The buy to let and property investment market has shown initial signs of stabilising during the second quarter as arrears have improved considerably and the decline in new lending has begun to slow. This is according to figures from the Council of Mortgage Lenders (CML).

There were 21,600 new buy to let loans in the second quarter, just 4% less than the 22,400 in the three months prior. Reliant on wholesale buy to let funding, the property investment market has suffered an abrupt contraction during the credit crunch.

There are now less active lenders in the private rental market and they now have less money to lend. Therefore the seven consecutive quarters of decline have left the gross lending of buy to let at very low levels.
The drop during the second quarter was mainly looking at remortgages, which was down 15% from the previous quarter, whereas the number of house purchase loans increased 5%.

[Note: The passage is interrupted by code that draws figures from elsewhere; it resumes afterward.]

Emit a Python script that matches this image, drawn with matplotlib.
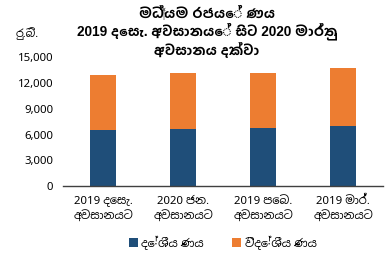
import matplotlib
matplotlib.use("Agg")
import matplotlib.pyplot as plt
import numpy as np

plt.rcParams['font.family'] = ['Noto Sans', 'Noto Sans Sinhala', 'DejaVu Sans']

categories = ["2019 දෙසැ.\nඅවසානයට", "2020 ජන.\nඅවසානයට", "2019 පෙබ.\nඅවසානයට", "2019 මාර්.\nඅවසානයට"]
domestic = [6510, 6630, 6700, 6980]
foreign = [6430, 6470, 6400, 6700]
series_names = ["දේශීය ණය", "විදේශීය ණය"]
yticks = [0, 3000, 6000, 9000, 12000, 15000]
title = "මධ්‍යම රජයේ ණය\n2019 දෙසැ. අවසානයේ සිට 2020 මාර්තු\nඅවසානය දක්වා"
ylabel = "රු.බි."

fig = plt.figure(figsize=(3.87, 2.56), dpi=100)
ax = fig.add_axes([0.163, 0.273, 0.827, 0.504])
x = np.arange(len(categories))
ax.bar(x, domestic, width=0.33, color="#1F4E79", label=series_names[0])
ax.bar(x, foreign, width=0.33, bottom=domestic, color="#ED7D31", label=series_names[1])
ax.set_xlim(-0.5, len(categories) - 0.5)
ax.set_ylim(0, 15000)
ax.set_yticks(yticks)
ax.set_yticklabels([f"{v:,}" for v in yticks], fontsize=8.2)
ax.set_xticks(x)
ax.set_xticklabels(categories, fontsize=8.2, linespacing=1.35)
for s in ["top", "right", "left"]:
    ax.spines[s].set_visible(False)
ax.spines["bottom"].set_color("#404040")
ax.spines["bottom"].set_linewidth(1.0)
ax.tick_params(axis="y", length=0, pad=7)
ax.tick_params(axis="x", length=0, pad=7)
fig.text(0.535, 0.975, title, ha="center", va="top", fontsize=9.8, fontweight="bold", linespacing=1.1,
         family=['Liberation Sans', 'Hind Colombo', 'Noto Sans Sinhala', 'DejaVu Sans'])
fig.text(0.04, 0.87, ylabel, ha="left", va="center", fontsize=8)
fig.legend(loc="lower center", bbox_to_anchor=(0.575, -0.015), ncol=2, frameon=False, fontsize=8.2,
           handlelength=0.8, handleheight=0.8, handletextpad=0.3, columnspacing=2.5)
fig.savefig("out.png", dpi=100)
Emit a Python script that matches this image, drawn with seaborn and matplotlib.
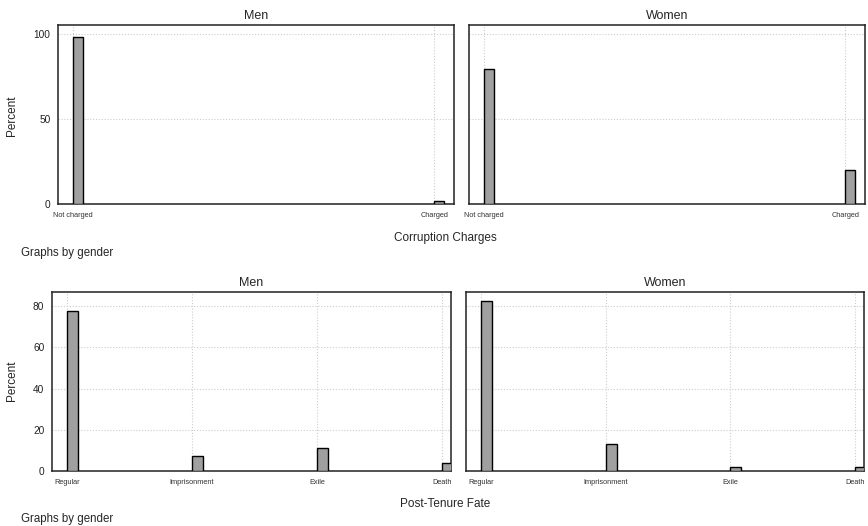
import numpy as np
import pandas as pd
import matplotlib
matplotlib.use("Agg")
import matplotlib.pyplot as plt
import seaborn as sns

# data (percent within gender)
GENDERS = ["Men", "Women"]

CORRUPTION_CATS = ["Not charged", "Charged"]
CORRUPTION_MEN = [98.2, 1.5]
CORRUPTION_WOMEN = [79.5, 20.0]

FATE_CATS = ["Regular", "Imprisonment", "Exile", "Death"]
FATE_MEN = [77.7, 7.1, 11.3, 3.7]
FATE_WOMEN = [82.7, 13.1, 1.8, 1.8]

BAR_COLOR = "#a0a0a0"
GRID_COLOR = "#cccccc"


def make_frame(cats, men, women, bar_w):
    rows = []
    for g, vals in zip(GENDERS, [men, women]):
        for i, (c, v) in enumerate(zip(cats, vals)):
            # stata-style bars start at the tick and extend to the right
            rows.append({"gender": g, "cat": c, "pos": i + bar_w / 2, "percent": v})
    return pd.DataFrame(rows)


def draw_panel(ax, df, cats, bar_w, xlim, ylim, yticks, show_y):
    sns.barplot(data=df, x="pos", y="percent", native_scale=True, width=bar_w,
                color=BAR_COLOR, edgecolor="black", linewidth=1.0,
                saturation=1, ax=ax, zorder=3)
    ax.set_xlim(*xlim)
    ax.set_ylim(*ylim)
    ax.set_xticks(range(len(cats)))
    ax.set_xticklabels(cats, fontsize=5.3, color="#333333")
    ax.set_yticks(yticks)
    if show_y:
        ax.set_yticklabels([str(t) for t in yticks], fontsize=7.3, color="#222222")
        ax.tick_params(axis="y", length=3.5, width=0.7, pad=2)
    else:
        ax.set_yticklabels([])
        ax.tick_params(axis="y", length=0)
    ax.tick_params(axis="x", length=3.5, width=0.7, pad=2.5)
    ax.grid(True, linestyle=(0, (1, 1.6)), color=GRID_COLOR, linewidth=0.8, zorder=0)
    ax.set_axisbelow(True)
    for s in ax.spines.values():
        s.set_color("#222222")
        s.set_linewidth(1.1)
    ax.set_xlabel("")
    ax.set_ylabel("")


sns.set_style("white")
plt.rcParams["font.family"] = ["Liberation Sans", "DejaVu Sans"]

fig = plt.figure(figsize=(8.68, 5.26), dpi=100)
W, H = 868, 526


def add_ax(left, right, top, bottom):
    return fig.add_axes([left / W, 1 - bottom / H, (right - left) / W, (bottom - top) / H])


# top row: corruption charges
df_c = make_frame(CORRUPTION_CATS, CORRUPTION_MEN, CORRUPTION_WOMEN, 0.028)
ax1 = add_ax(58, 454, 25, 204)
ax2 = add_ax(469, 865, 25, 204)
for ax, g, show in [(ax1, "Men", True), (ax2, "Women", False)]:
    draw_panel(ax, df_c[df_c["gender"] == g], CORRUPTION_CATS, 0.028,
               (-0.042, 1.055), (0, 105.3), [0, 50, 100], show)
    ax.set_title(g, fontsize=9, pad=4)

# bottom row: post-tenure fate
df_f = make_frame(FATE_CATS, FATE_MEN, FATE_WOMEN, 0.088)
ax3 = add_ax(52, 451, 292, 471)
ax4 = add_ax(466, 864, 292, 471)
for ax, g, show in [(ax3, "Men", True), (ax4, "Women", False)]:
    draw_panel(ax, df_f[df_f["gender"] == g], FATE_CATS, 0.088,
               (-0.12, 3.072), (0, 86.9), [0, 20, 40, 60, 80], show)
    ax.set_title(g, fontsize=9, pad=4)

fig.text(12 / W, 1 - 116 / H, "Percent", rotation=90, fontsize=8.5, va="center", ha="center")
fig.text(12 / W, 1 - 381 / H, "Percent", rotation=90, fontsize=8.5, va="center", ha="center")
fig.text(445 / W, 1 - 238 / H, "Corruption Charges", fontsize=8.5, ha="center", va="center")
fig.text(445 / W, 1 - 504 / H, "Post-Tenure Fate", fontsize=8.5, ha="center", va="center")
fig.text(21 / W, 1 - 253 / H, "Graphs by gender", fontsize=8.3, ha="left", va="center")
fig.text(21 / W, 1 - 519 / H, "Graphs by gender", fontsize=8.3, ha="left", va="center")

fig.savefig("out.png", dpi=100, facecolor="white")
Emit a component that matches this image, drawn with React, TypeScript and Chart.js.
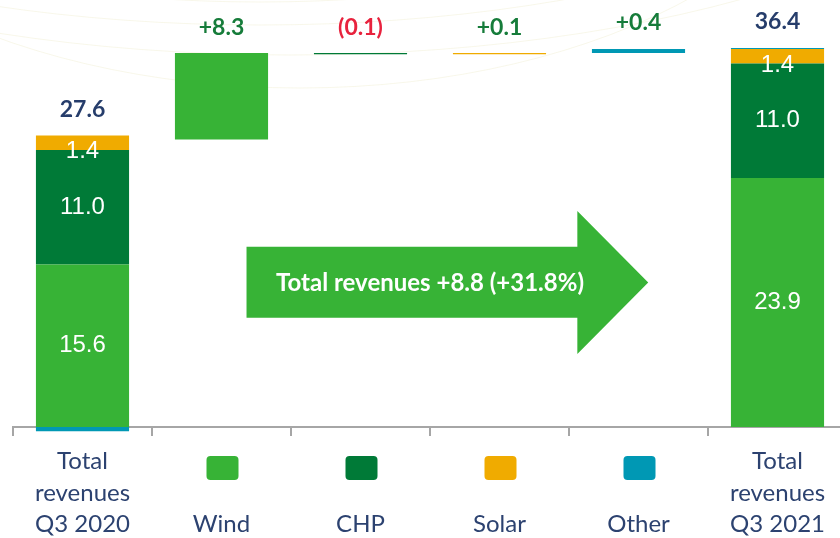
import React, { useEffect, useRef } from "react";
import { Chart, registerables } from "chart.js";

Chart.register(...registerables);

// ---- data ----
const categories: string[][] = [
  ["Total", "revenues", "Q3 2020"],
  ["", "", "Wind"],
  ["", "", "CHP"],
  ["", "", "Solar"],
  ["", "", "Other"],
  ["Total", "revenues", "Q3 2021"],
];
const baseValues = [null, 27.6, 35.8, 35.8, 35.9, null];
const windValues = [15.6, 8.3, null, null, null, 23.9];
const chpValues = [11.0, null, 0.1, null, null, 11.0];
const solarValues = [1.4, null, null, 0.1, null, 1.4];
const otherValues = [-0.4, null, null, null, 0.4, 0.1];
const topLabels = ["27.6", "+8.3", "(0.1)", "+0.1", "+0.4", "36.4"];
const topLabelKinds = ["total", "up", "down", "up", "up", "total"];
const totalCategories = [0, 5];
const legendCategories = [1, 2, 3, 4];
const arrowText = "Total revenues +8.8 (+31.8%)";

// ---- styles ----
const C_WIND = "#37b336";
const C_CHP = "#007a37";
const C_SOLAR = "#f0ab00";
const C_OTHER = "#0098b4";
const C_NAVY = "#263d6b";
const C_UP = "#167c3a";
const C_DOWN = "#e8223d";
const seriesColors = [C_WIND, C_CHP, C_SOLAR, C_OTHER];
const kindColors: Record<string, string> = { total: C_NAVY, up: C_UP, down: C_DOWN };

const decorPlugin = {
  id: "decor",
  beforeDatasetsDraw(chart: any) {
    const ctx = chart.ctx;
    ctx.save();
    ctx.strokeStyle = "rgba(236, 232, 196, 0.35)";
    ctx.lineWidth = 1;
    const arcs = [
      [260, -230, 600, 232],
      [260, -230, 700, 255],
      [290, -230, 760, 285],
      [300, -230, 560, 318],
    ];
    for (const [cx, cy, rx, ry] of arcs) {
      ctx.beginPath();
      ctx.ellipse(cx, cy, rx, ry, 0, 0, Math.PI);
      ctx.stroke();
    }
    ctx.restore();
  },
};

const annotatePlugin = {
  id: "annotate",
  afterDatasetsDraw(chart: any) {
    const ctx = chart.ctx;
    const xs = chart.scales.x;
    const ys = chart.scales.y;
    const w = xs.getPixelForValue(1) - xs.getPixelForValue(0);

    // arrow
    const startX = xs.getPixelForValue(1) + 0.18 * w;
    const headX = xs.getPixelForValue(4) - 0.44 * w;
    const tipX = xs.getPixelForValue(4) + 0.07 * w;
    const sTop = ys.getPixelForValue(17.3);
    const sBot = ys.getPixelForValue(10.5);
    const hTop = ys.getPixelForValue(20.75);
    const hBot = ys.getPixelForValue(7.0);
    const mid = (hTop + hBot) / 2;
    ctx.save();
    ctx.fillStyle = C_WIND;
    ctx.beginPath();
    ctx.moveTo(startX, sTop);
    ctx.lineTo(headX, sTop);
    ctx.lineTo(headX, hTop);
    ctx.lineTo(tipX, mid);
    ctx.lineTo(headX, hBot);
    ctx.lineTo(headX, sBot);
    ctx.lineTo(startX, sBot);
    ctx.closePath();
    ctx.fill();
    ctx.fillStyle = "#ffffff";
    ctx.font = "bold 24px Lato";
    ctx.textAlign = "center";
    ctx.textBaseline = "middle";
    ctx.fillText(arrowText, xs.getPixelForValue(2) + 0.5 * w, mid + 1);
    ctx.restore();

    // segment labels on total bars
    ctx.save();
    ctx.fillStyle = "#ffffff";
    ctx.font = "24px 'Liberation Sans', Arial";
    ctx.textAlign = "center";
    ctx.textBaseline = "middle";
    for (const ci of totalCategories) {
      for (let d = 1; d <= 3; d++) {
        const meta = chart.getDatasetMeta(d);
        const el = meta.data[ci];
        const v = chart.data.datasets[d].data[ci];
        if (v == null || !el) continue;
        const top = Math.min(el.y, el.base);
        const bot = Math.max(el.y, el.base);
        const y = Math.max((top + bot) / 2, top + 16);
        ctx.fillText(Number(v).toFixed(1), el.x, y);
      }
    }
    ctx.restore();

    // top labels
    ctx.save();
    ctx.font = "bold 23px Lato";
    ctx.textAlign = "center";
    ctx.textBaseline = "middle";
    for (let ci = 0; ci < topLabels.length; ci++) {
      let top = Infinity;
      const x = xs.getPixelForValue(ci);
      for (let d = 1; d <= 4; d++) {
        const el = chart.getDatasetMeta(d).data[ci];
        const v = chart.data.datasets[d].data[ci];
        if (v == null || !el) continue;
        top = Math.min(top, el.y, el.base);
      }
      ctx.fillStyle = kindColors[topLabelKinds[ci]];
      ctx.fillText(topLabels[ci], x, top - 26);
    }
    ctx.restore();
  },
  afterDraw(chart: any) {
    const ctx = chart.ctx;
    const xs = chart.scales.x;
    ctx.save();
    legendCategories.forEach((ci, k) => {
      const cx = xs.getPixelForValue(ci) + 1;
      ctx.fillStyle = seriesColors[k];
      ctx.beginPath();
      (ctx as any).roundRect(cx - 16, 456, 32, 24, 4);
      ctx.fill();
    });
    ctx.restore();
  },
};

export default function App() {
  const ref = useRef<HTMLCanvasElement | null>(null);
  useEffect(() => {
    document.body.style.margin = "0";
    document.body.style.background = "#ffffff";
    const canvas = ref.current!;
    const ds = (label: string, data: (number | null)[], color: string) => ({
      label,
      data,
      backgroundColor: color,
      borderWidth: 0,
      barPercentage: 0.67,
      categoryPercentage: 1,
      clip: false as any,
    });
    const chart = new Chart(canvas, {
      type: "bar",
      data: {
        labels: categories as any,
        datasets: [
          ds("Base", baseValues, "rgba(0,0,0,0)"),
          ds("Wind", windValues, C_WIND),
          ds("CHP", chpValues, C_CHP),
          ds("Solar", solarValues, C_SOLAR),
          ds("Other", otherValues, C_OTHER),
        ],
      },
      options: {
        animation: false,
        responsive: false,
        devicePixelRatio: 1,
        layout: { padding: { left: 13, right: 13, top: 0, bottom: 0 } },
        plugins: { legend: { display: false }, tooltip: { enabled: false } },
        scales: {
          x: {
            stacked: true,
            z: 1,
            grid: {
              display: true,
              drawOnChartArea: false,
              drawTicks: true,
              tickLength: 9,
              color: "#a6a6a6",
              lineWidth: 2,
              offset: true,
            },
            border: { display: true, color: "#a6a6a6", width: 2 },
            ticks: {
              autoSkip: false,
              maxRotation: 0,
              minRotation: 0,
              padding: 10,
              color: "#2c4270",
              font: { family: "Lato", size: 24, lineHeight: 1.31 },
            },
            afterFit: (scale: any) => {
              scale.height = 111;
            },
          },
          y: {
            stacked: true,
            display: false,
            min: 0,
            max: 41,
          },
        },
      },
      plugins: [decorPlugin, annotatePlugin],
    });
    return () => chart.destroy();
  }, []);
  return (
    <div style={{ position: "fixed", left: 0, top: 0, width: 840, height: 538, overflow: "hidden", background: "#fff" }}>
      <canvas ref={ref} width={860} height={538} />
    </div>
  );
}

The gross total of buy to lets was £1.9 billion in the second quarter, 5.6% of the gross total lending, compared to £8.9 billion quarter two, which was 11.9% of the total gross mortgage lending. Buy to let now represents 11.5% of the total value of UK mortgages outstanding.

Buy to let arrears showed significant improvements in all aspects. There were 29,400 mortgages in arrears of more than three months, down from 35,600 in the quarter before. The number of mortgages in arrears of more than 1.5% of the balance outstanding fell from 28,800 in late April to 22,900.